(SHORT PROBLEM): Without including any images, repeat the data exactly.

(PROVIDED MATERIAL):
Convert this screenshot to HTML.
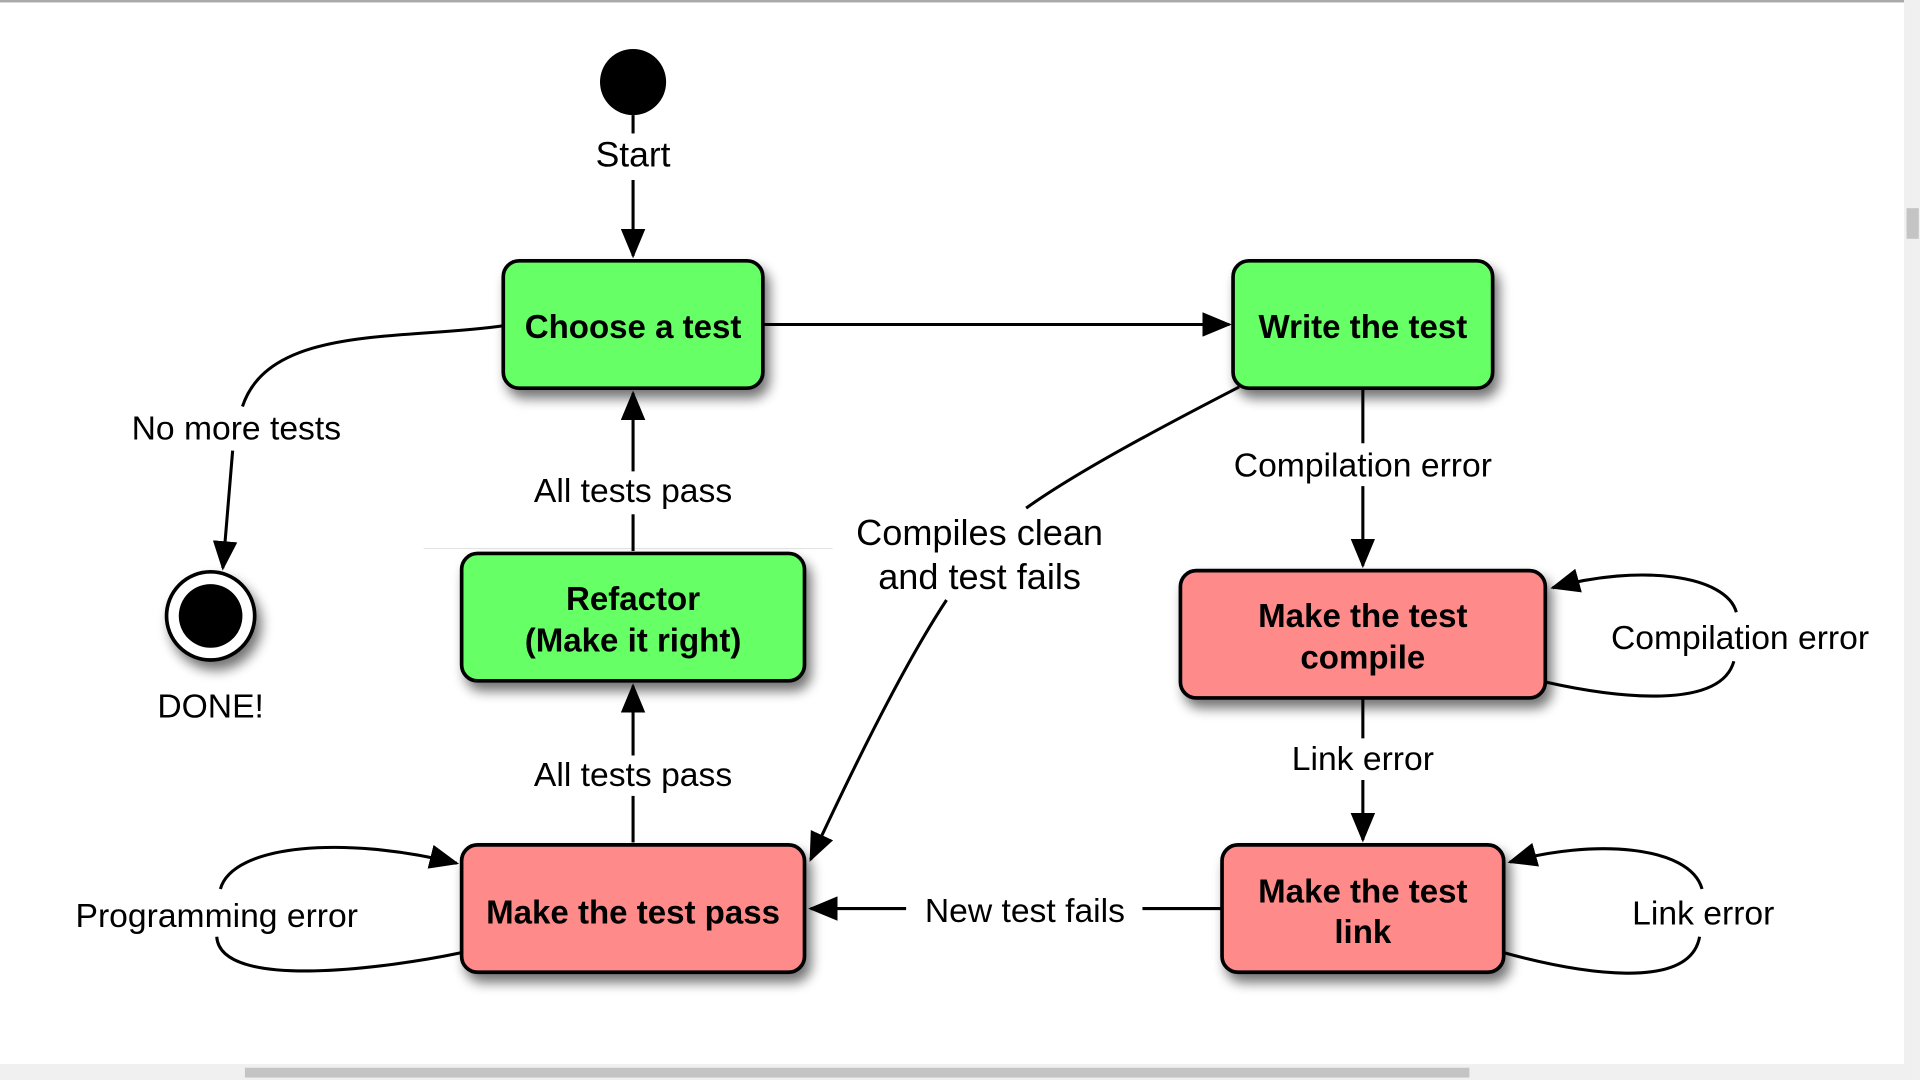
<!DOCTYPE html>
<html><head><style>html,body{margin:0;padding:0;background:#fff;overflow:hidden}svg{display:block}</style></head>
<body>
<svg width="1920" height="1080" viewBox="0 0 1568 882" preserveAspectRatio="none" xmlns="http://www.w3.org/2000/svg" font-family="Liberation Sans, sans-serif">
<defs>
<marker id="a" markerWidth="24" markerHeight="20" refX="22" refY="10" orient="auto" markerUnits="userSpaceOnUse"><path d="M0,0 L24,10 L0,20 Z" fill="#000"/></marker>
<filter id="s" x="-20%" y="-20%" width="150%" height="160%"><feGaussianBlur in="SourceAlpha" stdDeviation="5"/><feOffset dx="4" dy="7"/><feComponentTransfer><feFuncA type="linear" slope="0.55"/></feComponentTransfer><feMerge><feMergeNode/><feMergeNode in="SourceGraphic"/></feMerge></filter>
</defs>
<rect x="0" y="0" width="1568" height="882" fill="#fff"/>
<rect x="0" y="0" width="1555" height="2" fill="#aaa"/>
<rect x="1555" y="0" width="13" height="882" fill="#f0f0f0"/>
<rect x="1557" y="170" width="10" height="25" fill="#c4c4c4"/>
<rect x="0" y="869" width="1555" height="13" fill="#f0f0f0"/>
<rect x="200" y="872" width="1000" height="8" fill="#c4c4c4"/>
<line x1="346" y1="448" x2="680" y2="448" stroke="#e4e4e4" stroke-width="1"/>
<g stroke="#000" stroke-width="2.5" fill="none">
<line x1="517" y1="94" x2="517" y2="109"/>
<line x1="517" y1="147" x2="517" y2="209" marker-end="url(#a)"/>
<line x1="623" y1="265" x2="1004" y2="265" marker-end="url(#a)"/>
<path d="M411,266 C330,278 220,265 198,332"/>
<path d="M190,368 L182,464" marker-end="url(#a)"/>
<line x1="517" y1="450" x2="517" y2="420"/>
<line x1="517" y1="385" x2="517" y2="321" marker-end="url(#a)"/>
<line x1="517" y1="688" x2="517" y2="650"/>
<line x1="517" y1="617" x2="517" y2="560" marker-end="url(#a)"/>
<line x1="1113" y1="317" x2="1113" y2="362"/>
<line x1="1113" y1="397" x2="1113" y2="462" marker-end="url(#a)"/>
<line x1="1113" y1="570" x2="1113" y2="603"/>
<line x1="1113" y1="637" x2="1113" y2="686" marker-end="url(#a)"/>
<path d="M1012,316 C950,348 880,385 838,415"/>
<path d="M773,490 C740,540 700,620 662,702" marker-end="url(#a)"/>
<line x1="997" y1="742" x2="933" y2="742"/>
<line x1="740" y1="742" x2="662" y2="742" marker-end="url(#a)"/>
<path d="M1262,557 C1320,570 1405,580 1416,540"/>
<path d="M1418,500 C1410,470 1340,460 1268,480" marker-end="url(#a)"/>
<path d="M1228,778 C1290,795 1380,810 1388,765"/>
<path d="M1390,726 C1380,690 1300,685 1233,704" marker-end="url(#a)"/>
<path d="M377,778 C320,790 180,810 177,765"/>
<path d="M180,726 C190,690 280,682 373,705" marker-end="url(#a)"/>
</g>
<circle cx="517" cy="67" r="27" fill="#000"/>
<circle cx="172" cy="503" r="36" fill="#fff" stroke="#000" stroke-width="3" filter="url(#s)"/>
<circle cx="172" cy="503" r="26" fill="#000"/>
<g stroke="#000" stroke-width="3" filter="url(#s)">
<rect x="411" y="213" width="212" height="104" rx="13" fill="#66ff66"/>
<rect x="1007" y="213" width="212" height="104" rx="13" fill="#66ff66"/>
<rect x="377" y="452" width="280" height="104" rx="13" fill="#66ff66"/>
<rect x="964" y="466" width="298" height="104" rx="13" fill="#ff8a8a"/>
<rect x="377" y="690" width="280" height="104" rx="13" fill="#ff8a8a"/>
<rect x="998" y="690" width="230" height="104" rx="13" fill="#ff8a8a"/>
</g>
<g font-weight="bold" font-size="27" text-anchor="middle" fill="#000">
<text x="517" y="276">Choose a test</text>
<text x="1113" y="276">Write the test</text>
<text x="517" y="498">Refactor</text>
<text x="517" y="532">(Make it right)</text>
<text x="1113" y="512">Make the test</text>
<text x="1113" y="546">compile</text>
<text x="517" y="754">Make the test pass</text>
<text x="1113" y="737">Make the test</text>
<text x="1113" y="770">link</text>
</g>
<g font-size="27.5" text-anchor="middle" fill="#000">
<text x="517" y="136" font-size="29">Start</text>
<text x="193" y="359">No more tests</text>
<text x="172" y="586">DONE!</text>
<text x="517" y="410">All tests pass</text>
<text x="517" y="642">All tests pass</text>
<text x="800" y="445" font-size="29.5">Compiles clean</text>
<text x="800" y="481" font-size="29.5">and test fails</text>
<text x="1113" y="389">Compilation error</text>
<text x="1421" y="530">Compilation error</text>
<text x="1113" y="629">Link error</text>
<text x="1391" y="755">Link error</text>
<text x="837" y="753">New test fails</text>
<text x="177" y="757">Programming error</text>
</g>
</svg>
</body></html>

(RESPONSE):
Convert this screenshot to HTML.
<!DOCTYPE html>
<html><head><style>html,body{margin:0;padding:0;background:#fff;overflow:hidden}svg{display:block}</style></head>
<body>
<svg width="1920" height="1080" viewBox="0 0 1568 882" preserveAspectRatio="none" xmlns="http://www.w3.org/2000/svg" font-family="Liberation Sans, sans-serif">
<defs>
<marker id="a" markerWidth="24" markerHeight="20" refX="22" refY="10" orient="auto" markerUnits="userSpaceOnUse"><path d="M0,0 L24,10 L0,20 Z" fill="#000"/></marker>
<filter id="s" x="-20%" y="-20%" width="150%" height="160%"><feGaussianBlur in="SourceAlpha" stdDeviation="5"/><feOffset dx="4" dy="7"/><feComponentTransfer><feFuncA type="linear" slope="0.55"/></feComponentTransfer><feMerge><feMergeNode/><feMergeNode in="SourceGraphic"/></feMerge></filter>
</defs>
<rect x="0" y="0" width="1568" height="882" fill="#fff"/>
<rect x="0" y="0" width="1555" height="2" fill="#aaa"/>
<rect x="1555" y="0" width="13" height="882" fill="#f0f0f0"/>
<rect x="1557" y="170" width="10" height="25" fill="#c4c4c4"/>
<rect x="0" y="869" width="1555" height="13" fill="#f0f0f0"/>
<rect x="200" y="872" width="1000" height="8" fill="#c4c4c4"/>
<line x1="346" y1="448" x2="680" y2="448" stroke="#e4e4e4" stroke-width="1"/>
<g stroke="#000" stroke-width="2.5" fill="none">
<line x1="517" y1="94" x2="517" y2="109"/>
<line x1="517" y1="147" x2="517" y2="209" marker-end="url(#a)"/>
<line x1="623" y1="265" x2="1004" y2="265" marker-end="url(#a)"/>
<path d="M411,266 C330,278 220,265 198,332"/>
<path d="M190,368 L182,464" marker-end="url(#a)"/>
<line x1="517" y1="450" x2="517" y2="420"/>
<line x1="517" y1="385" x2="517" y2="321" marker-end="url(#a)"/>
<line x1="517" y1="688" x2="517" y2="650"/>
<line x1="517" y1="617" x2="517" y2="560" marker-end="url(#a)"/>
<line x1="1113" y1="317" x2="1113" y2="362"/>
<line x1="1113" y1="397" x2="1113" y2="462" marker-end="url(#a)"/>
<line x1="1113" y1="570" x2="1113" y2="603"/>
<line x1="1113" y1="637" x2="1113" y2="686" marker-end="url(#a)"/>
<path d="M1012,316 C950,348 880,385 838,415"/>
<path d="M773,490 C740,540 700,620 662,702" marker-end="url(#a)"/>
<line x1="997" y1="742" x2="933" y2="742"/>
<line x1="740" y1="742" x2="662" y2="742" marker-end="url(#a)"/>
<path d="M1262,557 C1320,570 1405,580 1416,540"/>
<path d="M1418,500 C1410,470 1340,460 1268,480" marker-end="url(#a)"/>
<path d="M1228,778 C1290,795 1380,810 1388,765"/>
<path d="M1390,726 C1380,690 1300,685 1233,704" marker-end="url(#a)"/>
<path d="M377,778 C320,790 180,810 177,765"/>
<path d="M180,726 C190,690 280,682 373,705" marker-end="url(#a)"/>
</g>
<circle cx="517" cy="67" r="27" fill="#000"/>
<circle cx="172" cy="503" r="36" fill="#fff" stroke="#000" stroke-width="3" filter="url(#s)"/>
<circle cx="172" cy="503" r="26" fill="#000"/>
<g stroke="#000" stroke-width="3" filter="url(#s)">
<rect x="411" y="213" width="212" height="104" rx="13" fill="#66ff66"/>
<rect x="1007" y="213" width="212" height="104" rx="13" fill="#66ff66"/>
<rect x="377" y="452" width="280" height="104" rx="13" fill="#66ff66"/>
<rect x="964" y="466" width="298" height="104" rx="13" fill="#ff8a8a"/>
<rect x="377" y="690" width="280" height="104" rx="13" fill="#ff8a8a"/>
<rect x="998" y="690" width="230" height="104" rx="13" fill="#ff8a8a"/>
</g>
<g font-weight="bold" font-size="27" text-anchor="middle" fill="#000">
<text x="517" y="276">Choose a test</text>
<text x="1113" y="276">Write the test</text>
<text x="517" y="498">Refactor</text>
<text x="517" y="532">(Make it right)</text>
<text x="1113" y="512">Make the test</text>
<text x="1113" y="546">compile</text>
<text x="517" y="754">Make the test pass</text>
<text x="1113" y="737">Make the test</text>
<text x="1113" y="770">link</text>
</g>
<g font-size="27.5" text-anchor="middle" fill="#000">
<text x="517" y="136" font-size="29">Start</text>
<text x="193" y="359">No more tests</text>
<text x="172" y="586">DONE!</text>
<text x="517" y="410">All tests pass</text>
<text x="517" y="642">All tests pass</text>
<text x="800" y="445" font-size="29.5">Compiles clean</text>
<text x="800" y="481" font-size="29.5">and test fails</text>
<text x="1113" y="389">Compilation error</text>
<text x="1421" y="530">Compilation error</text>
<text x="1113" y="629">Link error</text>
<text x="1391" y="755">Link error</text>
<text x="837" y="753">New test fails</text>
<text x="177" y="757">Programming error</text>
</g>
</svg>
</body></html>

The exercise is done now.